Timmy:Timmies play to just play, more or less. They’re more about the raw emotional feeling, just playing for fun.
Now, to make it clear, nobody is exactly one or the other. We’re all somewhere in the middle, to a degree, although there are pretty pure Spikes and pretty pure Johnnies out there, to be sure.
To put the point bluntly, with Cataclysm, Blizzard kicked Johnnies between the legs and left them quivering on the roadside. There’s a couple of things that did this. Locking down trees and making “hybrid” specs impossible is one thing. Raising the bar in terms of raw numbers required, both damaging and healing is another. It really reduces the ability for players to be truly creative. Skill priority systems and stat orders are much more important than ever before. That’s largely because of as numbers scale, it increases the gap between the Spikes and the Johnnies.
Blizzard didn’t really have a choice in this.
So if you go to the forums, you can see the Johnnies upset about this. They want the ability to go and do raids, as that’s the content they want to do, with their natural psychographic style. But that’s simply not in the cards for them. Even 5-man heroics are often too much for them. Timmies? they’re off doing archeology and getting loremaster on all their characters.
I can’t really blame them, to be honest.
What options did they have? Well, for raiding, people are talking about an easy mode as well. And this is a potential solution, the same mechanics but with healing/damage requirements reduced by a significant margin. But what about 5-mans? And how do you divvy out gear in such a way as to keep people interested? (Like it or not Blizzard relies on keeping people interested).
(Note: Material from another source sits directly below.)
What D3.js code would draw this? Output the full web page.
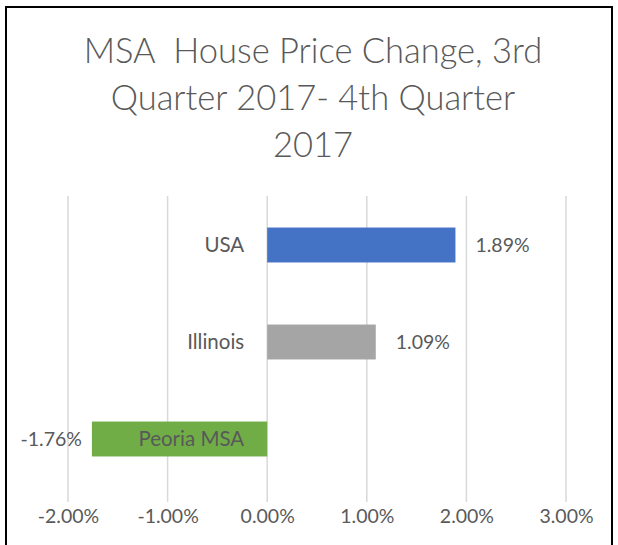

I also think that T11 is actually pretty bad in terms of difficulty scaling. I don’t think the parallel raids worked very well, and at at that the difficult within the raids (especially Blackwing Decent, in which the first two bosses are harder than the next three.) They could have avoided this by making the intro bosses easier (and the later bosses a bit harder), as well as giving an obvious starting point on where to raid. Allow Johnny groups to get their feet wet with a relatively easy boss or two.
Note. I don’t think that anything I’ve seen (I’m 9/12) in T11 is really THAT hard, mechanically. But healing Magmaw/Omnitron is annoying without gear. They simply do too much AoE damage, combined with random attacks, I actually think this is where Johnny guilds are getting stuck at. Johnny DPS is ill-suited enough. Johnny healing is a disaster.
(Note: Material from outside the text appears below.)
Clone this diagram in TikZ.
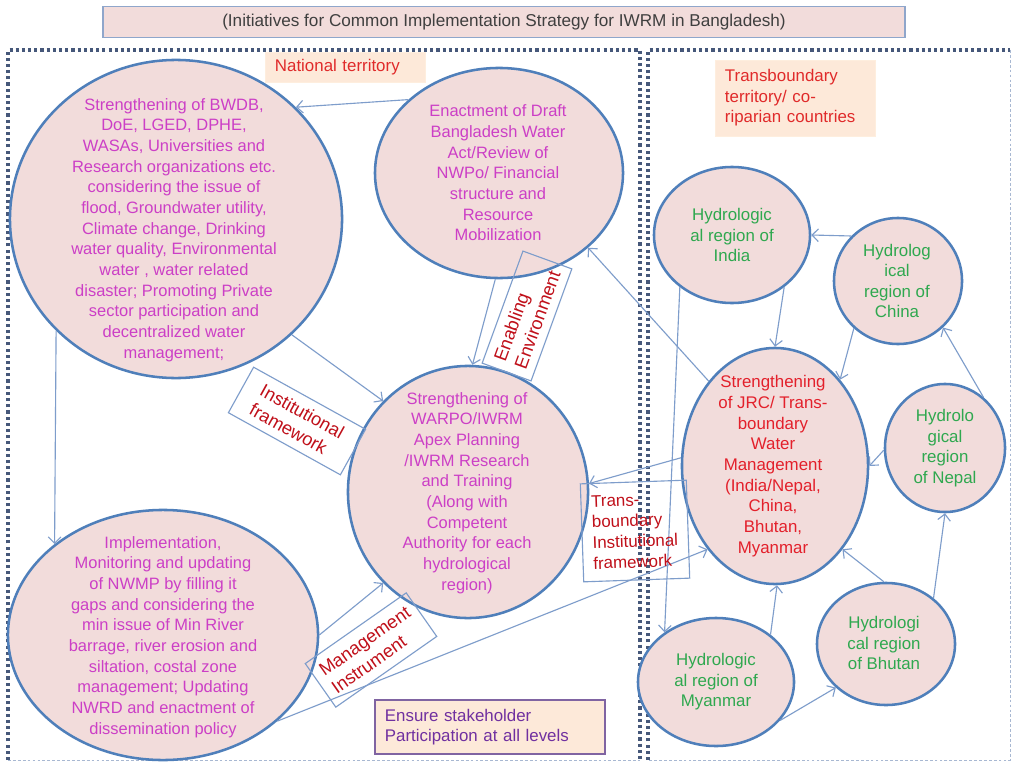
\documentclass[tikz,border=0pt]{standalone}
\usepackage{fontspec}
\setmainfont{Liberation Sans}
\usetikzlibrary{shapes.geometric, arrows.meta, positioning}

\definecolor{regionfill}{HTML}{F2DCDB}
\definecolor{ringblue}{HTML}{4F7FBA}
\definecolor{arrowblue}{HTML}{7E9DCB}
\definecolor{magtxt}{HTML}{CC3FC6}
\definecolor{jrcred}{HTML}{E3202B}
\definecolor{hydgreen}{HTML}{2FA84F}
\definecolor{tagred}{HTML}{C0101A}
\definecolor{terrred}{HTML}{E02A2A}
\definecolor{peach}{HTML}{FDE9D9}
\definecolor{framedark}{HTML}{46587A}
\definecolor{framelight}{HTML}{A8B8D2}
\definecolor{bannerline}{HTML}{8FA6CB}
\definecolor{titlegray}{HTML}{3F3F3F}
\definecolor{purpleline}{HTML}{8064A2}
\definecolor{purpletext}{HTML}{7030A0}

\begin{document}
\begin{tikzpicture}[x=0.025cm, y=-0.025cm,
  region/.style={ellipse, draw=ringblue, line width=1.8pt, fill=regionfill, inner sep=0pt},
  magtext/.style={text=magtxt, align=center, font=\fontsize{11.7}{14.7}\selectfont},
  redtext/.style={text=jrcred, align=center, font=\fontsize{12}{14.7}\selectfont},
  greentext/.style={text=hydgreen, align=center, font=\fontsize{12}{14.6}\selectfont},
  arr/.style={draw=arrowblue, line width=0.8pt, -{Straight Barb[length=4.5pt,width=9pt]}},
  tag/.style={draw=arrowblue, line width=0.8pt, text=tagred, align=left, inner sep=0pt, font=\fontsize{13}{15.5}\selectfont},
  territory/.style={fill=peach, draw=peach!80!orange!40, align=left, inner xsep=0.25cm, font=\fontsize{12}{14.6}\selectfont},
  frame/.style={draw=framedark, line width=2.2pt, dash pattern=on 2.2pt off 2.2pt},
  framelow/.style={draw=framelight, line width=0.6pt, dash pattern=on 2pt off 1.5pt}]

\fill[white] (0,0) rectangle (1012,762);
\useasboundingbox (0,0) rectangle (1012,762);

\draw[frame] (8,760) -- (8,50) -- (640,50) -- (640,760);
\draw[framelow] (8,760) -- (640,760);
\draw[frame] (648,760) -- (648,50) -- (1010,50);
\draw[framelow] (1010,50) -- (1010,760) -- (648,760);

\node[draw=bannerline, line width=1pt, fill=regionfill, minimum width=20.05cm, minimum height=0.78cm, text=titlegray, font=\fontsize{12.2}{14}\selectfont] (title) at (504,22) {(Initiatives for Common Implementation Strategy for IWRM in Bangladesh)};

\node[territory, text=terrred, text width=3.5cm, minimum height=0.75cm] (national) at (345,67) {National territory};
\node[territory, text=terrred, text width=3.5cm, minimum height=1.9cm] (trans) at (795,98) {Transboundary\\territory/ co-\\riparian countries};

\node[region, minimum width=8.3cm, minimum height=7.95cm] (bwdb) at (176,219) {};
\node[region, minimum width=6.2cm, minimum height=5.25cm] (enact) at (499,173) {};
\node[region, minimum width=6cm, minimum height=6.3cm] (warpo) at (468,492) {};
\node[region, minimum width=7.75cm, minimum height=6.25cm] (impl) at (163,635) {};
\node[region, minimum width=4.65cm, minimum height=5.9cm] (jrc) at (775,466) {};
\node[region, minimum width=3.9cm, minimum height=3.4cm] (india) at (732,235) {};
\node[region, minimum width=3.2cm, minimum height=3.15cm] (china) at (898,281) {};
\node[region, minimum width=3cm, minimum height=3.2cm] (nepal) at (945,448) {};
\node[region, minimum width=3.45cm, minimum height=3.05cm] (bhutan) at (886,644) {};
\node[region, minimum width=3.9cm, minimum height=3.2cm] (myan) at (716,682) {};

\node[magtext] (bwdbtext) at (174,230) {Strengthening of  BWDB,\\DoE, LGED, DPHE,\\WASAs, Universities and\\Research organizations etc.\\considering the issue of\\flood, Groundwater utility,\\Climate change, Drinking\\water quality, Environmental\\water , water related\\disaster; Promoting  Private\\sector participation and\\decentralized water\\management;};
\node[magtext] (enacttext) at (498,173) {Enactment of Draft\\Bangladesh Water\\Act/Review of\\NWPo/ Financial\\structure and\\Resource\\Mobilization};
\node[magtext] (warpotext) at (467,493) {Strengthening of\\WARPO/IWRM\\Apex Planning\\/IWRM Research\\and Training\\(Along with\\Competent\\Authority for each\\hydrological\\region)};
\node[magtext] (impltext) at (163,637) {Implementation,\\Monitoring and updating\\of  NWMP by filling it\\gaps and considering the\\min issue of  Min River\\barrage, river erosion and\\siltation, costal zone\\management; Updating\\NWRD and enactment of\\dissemination policy};
\node[redtext] (jrctext) at (773,466) {Strengthening\\of JRC/ Trans-\\boundary\\Water\\Management\\(India/Nepal,\\China,\\Bhutan,\\Myanmar};
\node[greentext] (indiatext) at (732,235) {Hydrologic\\al region of\\India};
\node[greentext] (chinatext) at (897,281) {Hydrolog\\ical\\region of\\China};
\node[greentext] (nepaltext) at (945,448) {Hydrolo\\gical\\region\\of Nepal};
\node[greentext] (bhutantext) at (884,643) {Hydrologi\\cal region\\of Bhutan};
\node[greentext] (myantext) at (716,682) {Hydrologic\\al region of\\Myanmar};

\draw[arr] (enact.141) -- (bwdb.43);
\draw[arr] (bwdb.223) -- (impl.140);
\draw[arr] (bwdb.-45) -- (warpo.133);
\draw[arr] (enact.268) -- (warpo.88);
\draw[arr] (jrc.175) -- (warpo.4);
\draw[arr] (impl.0) -- (warpo.227);
\draw[arr] (impl.-37) -- (jrc.231);
\draw[arr] (jrc.128) -- (enact.-40);
\draw[arr] (india.225) -- (myan.136);
\draw[arr] (india.-45) -- (jrc.90);
\draw[arr] (china.136) -- (india.0);
\draw[arr] (china.227) -- (jrc.53);
\draw[arr] (nepal.53) -- (china.-46);
\draw[arr] (nepal.182) -- (jrc.0);
\draw[arr] (bhutan.44) -- (nepal.270);
\draw[arr] (bhutan.92) -- (jrc.-51);
\draw[arr] (myan.41) -- (jrc.271);
\draw[arr] (myan.-31) -- (bhutan.221);

\node[tag, rotate=-29, minimum width=3.2cm, minimum height=1.3cm] (inst) at (297,421) {Institutional\\framework};
\node[tag, rotate=70, minimum width=2.98cm, minimum height=1.3cm] (enabling) at (527,316) {Enabling\\Environment};
\node[tag, rotate=35, minimum width=3.08cm, minimum height=1.33cm] (mgmt) at (371,650) {Management\\Instrument};
\node[tag, rotate=2, minimum width=2.65cm, minimum height=2.45cm, font=\fontsize{12}{14.7}\selectfont] (tbinst) at (635,531) {Trans-\\boundary\\Institutional\\framework};

\node[territory, draw=purpleline, line width=0.8pt, text=purpletext, text width=5.25cm, minimum height=1.35cm] (ensure) at (490,727) {Ensure stakeholder\\Participation at all levels};

\end{tikzpicture}
\end{document}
For my own experience, I’m happy with T11, but I’m in a casual Spike guild, with a lot of players who know their class and play it well, and encourage that sort of thing.
Blizzard is making T11 the Johnny playground come 4.2, and that might solve the issue. But then again, it might not. And it’s something that Blizzard should have taken concrete steps to fix a lot sooner.
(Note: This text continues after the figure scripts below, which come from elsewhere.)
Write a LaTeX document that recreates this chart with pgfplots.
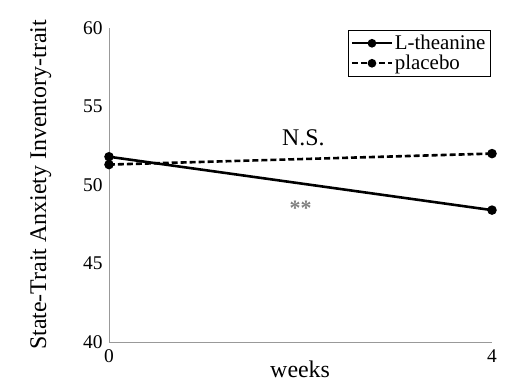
\documentclass[border=0pt]{standalone}
\usepackage{pgfplots}
\pgfplotsset{compat=1.18}
\usepackage{fontspec}
\setmainfont{Liberation Serif}
\begin{document}
\begin{tikzpicture}
\useasboundingbox (-109bp,-44bp) rectangle (419bp,342bp);
\begin{axis}[
  scale only axis,
  width=383bp, height=314bp,
  xmin=0, xmax=4, ymin=40, ymax=60,
  xtick={0,4}, ytick={40,45,50,55,60},
  axis x line*=bottom, axis y line*=left,
  axis line style={draw=gray!80, line width=0.8pt, -},
  major tick length=0pt,
  tick label style={font=\fontsize{19.5}{19.5}\selectfont},
  /pgf/number format/assume math mode=true,
  xticklabel style={yshift=-4pt},
  yticklabel style={xshift=-3pt},
  xlabel={weeks},
  ylabel={State-Trait Anxiety Inventory-trait},
  label style={font=\fontsize{24}{24}\selectfont},
  xlabel style={at={(axis description cs:0.499,-0.1146)}, anchor=base},
  ylabel style={at={(axis description cs:-0.178,0.5)}, anchor=center, rotate=0},
  clip=false,
  legend style={at={(rel axis cs:0.997,0.994)}, anchor=north east,
    draw=black, line width=0.8pt, font=\fontsize{21}{21}\selectfont,
    inner sep=3pt, row sep=0pt},
  legend cell align=left,
  legend image code/.code={%
    \draw[mark repeat=2,mark phase=2,#1,line width=1.8pt]
      plot coordinates {(0bp,0bp) (20bp,0bp) (40bp,0bp)};},
]
\addplot[black, line width=2.6pt, mark=*, mark size=3.4pt, mark options={solid}]
  coordinates {(0,51.8) (4,48.4)};
\addlegendentry{L-theanine}
\addplot[black, line width=2.6pt, dashed, dash pattern=on 6pt off 3pt, mark=*, mark size=3.4pt, mark options={solid}]
  coordinates {(0,51.3) (4,52.0)};
\addlegendentry{placebo}
\node[font=\fontsize{24}{24}\selectfont] at (axis cs:2.03,53.0) {N.S.};
\node[font=\fontsize{22}{22}\selectfont\bfseries, text=gray] at (axis cs:2.0,48.5) {**};
\end{axis}
\end{tikzpicture}
\end{document}
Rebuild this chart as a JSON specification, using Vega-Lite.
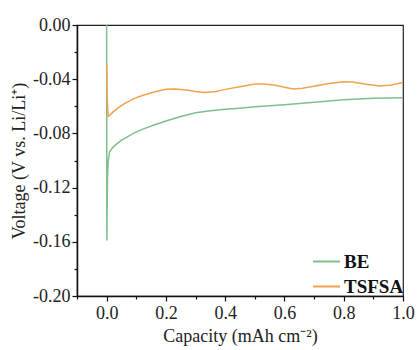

Oh, and as for Magic? They’re doing better than ever. They’re endorsing a very popular community created casual format as the de facto Johnny format, making Spikes happy by vastly increasing the tournament scene and satisfying Timmies with a constant stream of pre-constructed decks, including the “Duel Decks” a pair of theme decks specifically created to be balanced.
Blizzard needs to step up what they do for the Johnny segment of their playing base, or they’re going to continue to lose people (mostly to Rift, which in my beta experience is a Johnny player’s dream).
Note. One final thing. Spikes are not all jerks. It has to do with wanting competition, NOT necessarily wanting to smash everybody into the ground. Spikes are often happy when others can compete with them as it makes for better competition. Likewise, some Johnnies end up being jerks about the whole thing, being disdainful of anybody who doesn’t play like they do. You terms such as “poop socker” or “no-lifer” or “netdecker” or whatever.